A gaúcha conversou com o G1, 23-11-2013, por telefone direto de São Petersburgo, onde permanece desde que saiu da prisão, na última quarta-feira (20), após a Justiça conceder sua liberdade provisória.
Com o passaporte em mãos, mas sem previsão de retornar ao Brasil, Ana Paula contou que ficava 23 horas por dia dentro da cela em Murmansk, primeira cidade em que esteve detida, onde assistia a televisão, rezava e lia. Dividiu o ambiente com presidiárias russas e apesar de tudo, afirmou estar tranquila, ansiosa para ver a família e agradecida pelo apoio do governo brasileiro.
Ela aguarda a chegada da mãe, a motorista de transporte escolar, Rosângela Maciel, e da sobrinha a São Petersburgo. A previsão é que elas desembarquem na cidade russa na tarde deste domingo (24), hora local.
Segundo Ana Paula, o tempo de reclusão valeu a pena porque “fez chegar às pessoas do mundo inteiro a mensagem de que é necessário fazer algo para salvar o Ártico.” A brasileira disse ainda que sabe da possibilidade de voltar à cadeia, caso seja condenada. “Se a Justiça russa for mesmo justa, eu não tenho que ter medo de ser condenada por algo que não fiz. Embora trabalhe com essa possibilidade, não acredito que isso aconteça”.
Até este sábado, 29 ativistas tinham sido beneficiados com a liberdade sob fiança. Desse grupo, 23 já saíram da cadeia, incluindo Ana Paula. Apenas o australiano Colin Russell teve sua prisão preventiva prorrogada por mais três meses, até 24 de fevereiro.
Eis a entrevista.
Como foi saber que você e o grupo iam ficar presos, além do navio do Greenpeace?
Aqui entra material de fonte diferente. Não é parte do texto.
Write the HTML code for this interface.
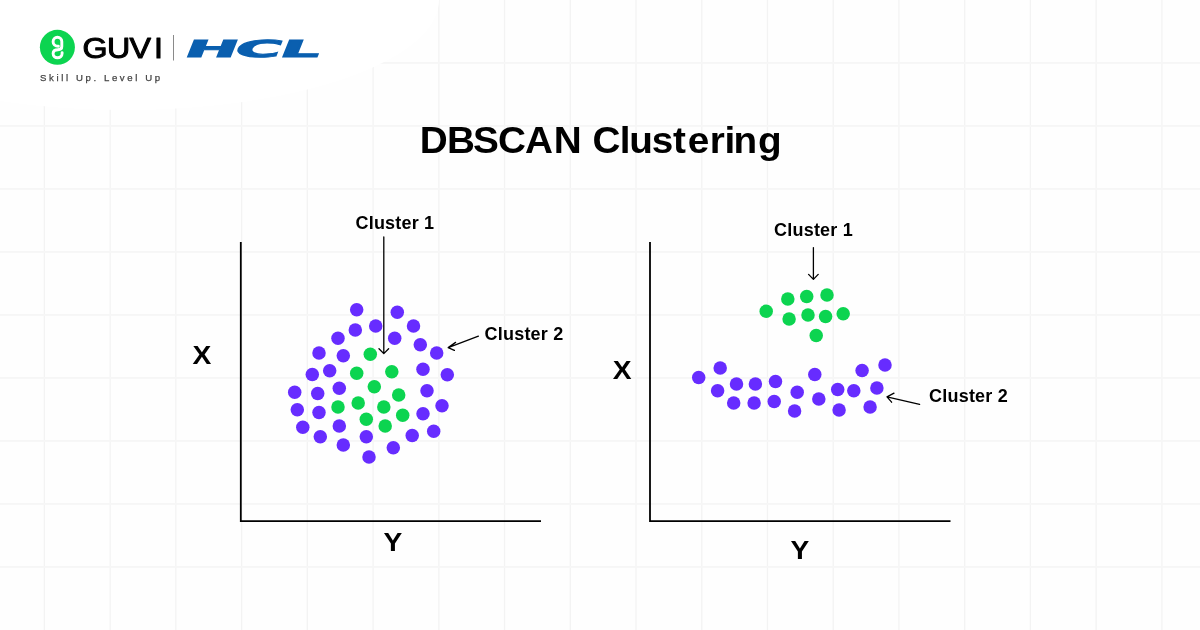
<!DOCTYPE html>
<html lang="en">
<head>
<meta charset="utf-8">
<title>DBSCAN Clustering</title>
<style>
html,body{margin:0;padding:0;background:#fff;}
body{width:1200px;height:630px;overflow:hidden;position:relative;font-family:"Liberation Sans",sans-serif;}
svg{position:absolute;left:0;top:0;display:block;}
text{font-family:"Liberation Sans",sans-serif;}
.b{font-weight:700;fill:#000;}
</style>
</head>
<body>
<svg width="1200" height="630" viewBox="0 0 1200 630">
<rect width="1200" height="630" fill="#fefefe"/>
<g fill="#f6f6f6"><rect x="43.75" y="0" width="1.3" height="630" fill="#f3f3f3"/><rect x="109.48" y="0" width="1.3" height="630" fill="#f3f3f3"/><rect x="175.22" y="0" width="1.3" height="630" fill="#f3f3f3"/><rect x="240.95" y="0" width="1.3" height="630" fill="#f3f3f3"/><rect x="306.69" y="0" width="1.3" height="630" fill="#f3f3f3"/><rect x="372.43" y="0" width="1.3" height="630" fill="#f3f3f3"/><rect x="438.16" y="0" width="1.3" height="630" fill="#f3f3f3"/><rect x="503.89" y="0" width="1.3" height="630" fill="#f3f3f3"/><rect x="569.63" y="0" width="1.3" height="630" fill="#f3f3f3"/><rect x="635.37" y="0" width="1.3" height="630" fill="#f3f3f3"/><rect x="701.10" y="0" width="1.3" height="630" fill="#f3f3f3"/><rect x="766.84" y="0" width="1.3" height="630" fill="#f3f3f3"/><rect x="832.57" y="0" width="1.3" height="630" fill="#f3f3f3"/><rect x="898.30" y="0" width="1.3" height="630" fill="#f3f3f3"/><rect x="964.04" y="0" width="1.3" height="630" fill="#f3f3f3"/><rect x="1029.77" y="0" width="1.3" height="630" fill="#f3f3f3"/><rect x="1095.51" y="0" width="1.3" height="630" fill="#f3f3f3"/><rect x="1161.24" y="0" width="1.3" height="630" fill="#f3f3f3"/><rect x="0" y="62.05" width="1200" height="1.8"/><rect x="0" y="125.05" width="1200" height="1.8"/><rect x="0" y="188.05" width="1200" height="1.8"/><rect x="0" y="251.05" width="1200" height="1.8"/><rect x="0" y="314.05" width="1200" height="1.8"/><rect x="0" y="377.05" width="1200" height="1.8"/><rect x="0" y="440.05" width="1200" height="1.8"/><rect x="0" y="503.05" width="1200" height="1.8"/><rect x="0" y="566.05" width="1200" height="1.8"/></g>
<ellipse cx="125" cy="0" rx="314" ry="110" fill="#ffffff"/>

<!-- logo -->
<circle cx="57.4" cy="47.3" r="17.5" fill="#0CD450"/>
<path d="M58.4 46.3 C55 46.3 53.1 44.2 53.1 41.7 C53.1 39 55 37.2 57.4 37.2 C60 37.2 61.8 39 61.8 41.6 L61.8 46.5 C61.8 48.6 60.5 49.7 58 49.7 C55 49.7 53.1 51.2 53.1 53.6 C53.1 56 55 57.8 57.5 57.8 C60 57.8 62.1 56 62.1 53.6 L62.1 52.6" fill="none" stroke="#fff" stroke-width="2.9" stroke-linecap="round" stroke-linejoin="round"/>
<text id="guvi" transform="scale(1.06 1)" x="77.92 100.94 122.26 145.38" y="58.4" font-size="30.4" fill="#000" stroke="#000" stroke-width="1.05" stroke-linejoin="round">GUVI</text>
<rect x="173" y="35" width="1" height="25.5" fill="#8a8a8a"/>
<g id="hclg" fill="#0A5FAF" stroke="#0A5FAF" stroke-width="1" stroke-linejoin="miter" font-family="'DejaVu Sans','Liberation Sans',sans-serif" font-weight="700" font-size="23.2">
<text id="hcl" transform="translate(182.4 56.7) skewX(-22) scale(2.72 1)" x="0 18.4 35.1" y="0" style="font-family:'DejaVu Sans','Liberation Sans',sans-serif">HCL</text></g>
<text id="tag" x="40.1" y="80.9" font-size="9.6" fill="#444" stroke="#444" stroke-width="0.25" letter-spacing="2.6">Skill Up. Level Up</text>

<!-- title -->
<text id="title" class="b" transform="scale(1.03 1)" x="407.43 433.94 459.19 483.46 509.67 537.52 566.65 575.15 601.7 611.02 632.77 653.45 667.77 689.03 703.35 712.04 735.83" y="153.2" font-size="37.6">DBSCAN Clustering</text>

<!-- left chart -->
<polyline points="240.8,242 240.8,521.1 541,521.1" fill="none" stroke="#000" stroke-width="1.8"/>
<text id="lx" class="b" transform="translate(202.0 364.0) scale(1.06 1)" x="0" y="0" font-size="26.6" text-anchor="middle">X</text>
<text id="ly" class="b" transform="translate(392.8 550.6) scale(1.06 1)" x="0" y="0" font-size="26.6" text-anchor="middle">Y</text>
<circle cx="356.7" cy="309.8" r="6.75" fill="#672CFF"/>
<circle cx="397.3" cy="312.3" r="6.75" fill="#672CFF"/>
<circle cx="375.7" cy="326" r="6.75" fill="#672CFF"/>
<circle cx="413.5" cy="326" r="6.75" fill="#672CFF"/>
<circle cx="355.3" cy="330" r="6.75" fill="#672CFF"/>
<circle cx="338" cy="338.2" r="6.75" fill="#672CFF"/>
<circle cx="394.7" cy="338.2" r="6.75" fill="#672CFF"/>
<circle cx="420.3" cy="344.8" r="6.75" fill="#672CFF"/>
<circle cx="319" cy="353" r="6.75" fill="#672CFF"/>
<circle cx="343.3" cy="355.7" r="6.75" fill="#672CFF"/>
<circle cx="436.7" cy="353" r="6.75" fill="#672CFF"/>
<circle cx="329.7" cy="370.7" r="6.75" fill="#672CFF"/>
<circle cx="312.3" cy="374.6" r="6.75" fill="#672CFF"/>
<circle cx="423" cy="369.3" r="6.75" fill="#672CFF"/>
<circle cx="447.3" cy="374.7" r="6.75" fill="#672CFF"/>
<circle cx="294.7" cy="392.2" r="6.75" fill="#672CFF"/>
<circle cx="317.7" cy="393.5" r="6.75" fill="#672CFF"/>
<circle cx="339.3" cy="388.2" r="6.75" fill="#672CFF"/>
<circle cx="427" cy="390.8" r="6.75" fill="#672CFF"/>
<circle cx="442" cy="405.7" r="6.75" fill="#672CFF"/>
<circle cx="297.3" cy="409.8" r="6.75" fill="#672CFF"/>
<circle cx="319" cy="412.5" r="6.75" fill="#672CFF"/>
<circle cx="423" cy="413.8" r="6.75" fill="#672CFF"/>
<circle cx="302.8" cy="427.3" r="6.75" fill="#672CFF"/>
<circle cx="339.3" cy="426" r="6.75" fill="#672CFF"/>
<circle cx="320.3" cy="436.8" r="6.75" fill="#672CFF"/>
<circle cx="433.7" cy="431.3" r="6.75" fill="#672CFF"/>
<circle cx="412.2" cy="435.5" r="6.75" fill="#672CFF"/>
<circle cx="366.3" cy="436.8" r="6.75" fill="#672CFF"/>
<circle cx="343.3" cy="445" r="6.75" fill="#672CFF"/>
<circle cx="393.3" cy="447.7" r="6.75" fill="#672CFF"/>
<circle cx="369" cy="457" r="6.75" fill="#672CFF"/>
<circle cx="370.3" cy="354.3" r="6.75" fill="#0CD450"/>
<circle cx="356.7" cy="373.2" r="6.75" fill="#0CD450"/>
<circle cx="391.8" cy="371.8" r="6.75" fill="#0CD450"/>
<circle cx="374.3" cy="386.8" r="6.75" fill="#0CD450"/>
<circle cx="398.7" cy="395" r="6.75" fill="#0CD450"/>
<circle cx="338" cy="407" r="6.75" fill="#0CD450"/>
<circle cx="358.2" cy="403" r="6.75" fill="#0CD450"/>
<circle cx="383.8" cy="407" r="6.75" fill="#0CD450"/>
<circle cx="402.7" cy="415.2" r="6.75" fill="#0CD450"/>
<circle cx="366.3" cy="419.2" r="6.75" fill="#0CD450"/>
<circle cx="385.2" cy="426" r="6.75" fill="#0CD450"/>
<text id="lc1" class="b" x="394.90000000000003" y="228.8" font-size="18" letter-spacing="0.2" text-anchor="middle">Cluster 1</text>
<path d="M383.8 237 L383.8 353.4 M379 348.8 L383.8 353.6 L388.6 348.8" fill="none" stroke="#000" stroke-width="1.3" stroke-linecap="round" stroke-linejoin="round"/>
<text id="lc2" class="b" x="524.0" y="339.8" font-size="18" letter-spacing="0.2" text-anchor="middle">Cluster 2</text>
<path d="M478.4 336.2 L448.2 347.6 M455.6 342.4 L448.2 347.6 L454.4 350.4" fill="none" stroke="#000" stroke-width="1.3" stroke-linecap="round" stroke-linejoin="round"/>

<!-- right chart -->
<polyline points="650,242 650,521.1 950.5,521.1" fill="none" stroke="#000" stroke-width="1.8"/>
<text id="rx" class="b" transform="translate(622.1 379.0) scale(1.06 1)" x="0" y="0" font-size="26.6" text-anchor="middle">X</text>
<text id="ry" class="b" transform="translate(799.8 558.5) scale(1.06 1)" x="0" y="0" font-size="26.6" text-anchor="middle">Y</text>
<circle cx="787.8" cy="299.0" r="6.75" fill="#0CD450"/>
<circle cx="806.7" cy="296.4" r="6.75" fill="#0CD450"/>
<circle cx="827.0" cy="294.9" r="6.75" fill="#0CD450"/>
<circle cx="766.2" cy="311.3" r="6.75" fill="#0CD450"/>
<circle cx="789.1" cy="319.1" r="6.75" fill="#0CD450"/>
<circle cx="808.0" cy="315.1" r="6.75" fill="#0CD450"/>
<circle cx="825.6" cy="316.6" r="6.75" fill="#0CD450"/>
<circle cx="843.2" cy="313.8" r="6.75" fill="#0CD450"/>
<circle cx="816.2" cy="335.5" r="6.75" fill="#0CD450"/>
<circle cx="698.7" cy="377.4" r="6.75" fill="#672CFF"/>
<circle cx="720.2" cy="367.9" r="6.75" fill="#672CFF"/>
<circle cx="717.6" cy="390.8" r="6.75" fill="#672CFF"/>
<circle cx="736.5" cy="384" r="6.75" fill="#672CFF"/>
<circle cx="755.4" cy="384" r="6.75" fill="#672CFF"/>
<circle cx="775.5" cy="381.4" r="6.75" fill="#672CFF"/>
<circle cx="733.7" cy="403.1" r="6.75" fill="#672CFF"/>
<circle cx="754.1" cy="403.1" r="6.75" fill="#672CFF"/>
<circle cx="774.2" cy="401.6" r="6.75" fill="#672CFF"/>
<circle cx="797.2" cy="392.3" r="6.75" fill="#672CFF"/>
<circle cx="794.6" cy="411.1" r="6.75" fill="#672CFF"/>
<circle cx="814.8" cy="374.5" r="6.75" fill="#672CFF"/>
<circle cx="818.8" cy="398.9" r="6.75" fill="#672CFF"/>
<circle cx="837.7" cy="389.5" r="6.75" fill="#672CFF"/>
<circle cx="839.1" cy="409.9" r="6.75" fill="#672CFF"/>
<circle cx="853.8" cy="390.8" r="6.75" fill="#672CFF"/>
<circle cx="862.1" cy="370.4" r="6.75" fill="#672CFF"/>
<circle cx="885" cy="365.1" r="6.75" fill="#672CFF"/>
<circle cx="876.9" cy="388" r="6.75" fill="#672CFF"/>
<circle cx="870.1" cy="407.1" r="6.75" fill="#672CFF"/>
<text id="rc1" class="b" x="813.5" y="235.8" font-size="18" letter-spacing="0.2" text-anchor="middle">Cluster 1</text>
<path d="M813.4 247.6 L813.4 279.2 M808.6 274.4 L813.4 279.4 L818.2 274.4" fill="none" stroke="#000" stroke-width="1.3" stroke-linecap="round" stroke-linejoin="round"/>
<text id="rc2" class="b" x="968.5" y="401.8" font-size="18" letter-spacing="0.2" text-anchor="middle">Cluster 2</text>
<path d="M919.6 404.4 L887 396.8 M894 393.2 L887 396.8 L891.6 402.2" fill="none" stroke="#000" stroke-width="1.3" stroke-linecap="round" stroke-linejoin="round"/>
</svg>
</body>
</html>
Quando eles tiveram a decisão de que nós íamos ficar dois meses presos eu fiquei chocada, do tipo, não acredito que isto está acontecendo, sabe. Nós não fizemos nada de errado, foi um protesto pacífico, porque o Greenpeace trabalha assim há 40 anos e todo mundo sabe que somos uma ONG pacífica. Então a superreação do governo russo, com essas acusações injustas e exageradas, foi realmente um choque.
Uma imagem que foi divulgada mostrava os policiais apontando armas para vocês na plataforma de petróleo...
Na verdade esse momento foi tão surreal e impressionante que eu não senti medo, porque parecia que estava dentro de um filme de guerra. Era tão surreal, o vento das hélices daquele helicóptero gigantesco... A gente mal conseguia caminhar pelo barco por conta do vento das hélices. Então quando eles começaram a descer, a gente percebeu que ‘a casa tinha caído’. Não senti medo, porque eu sabia que eles também sabiam que éramos um grupo de pessoas desarmadas, não faríamos nenhuma resistência ou usaríamos violência.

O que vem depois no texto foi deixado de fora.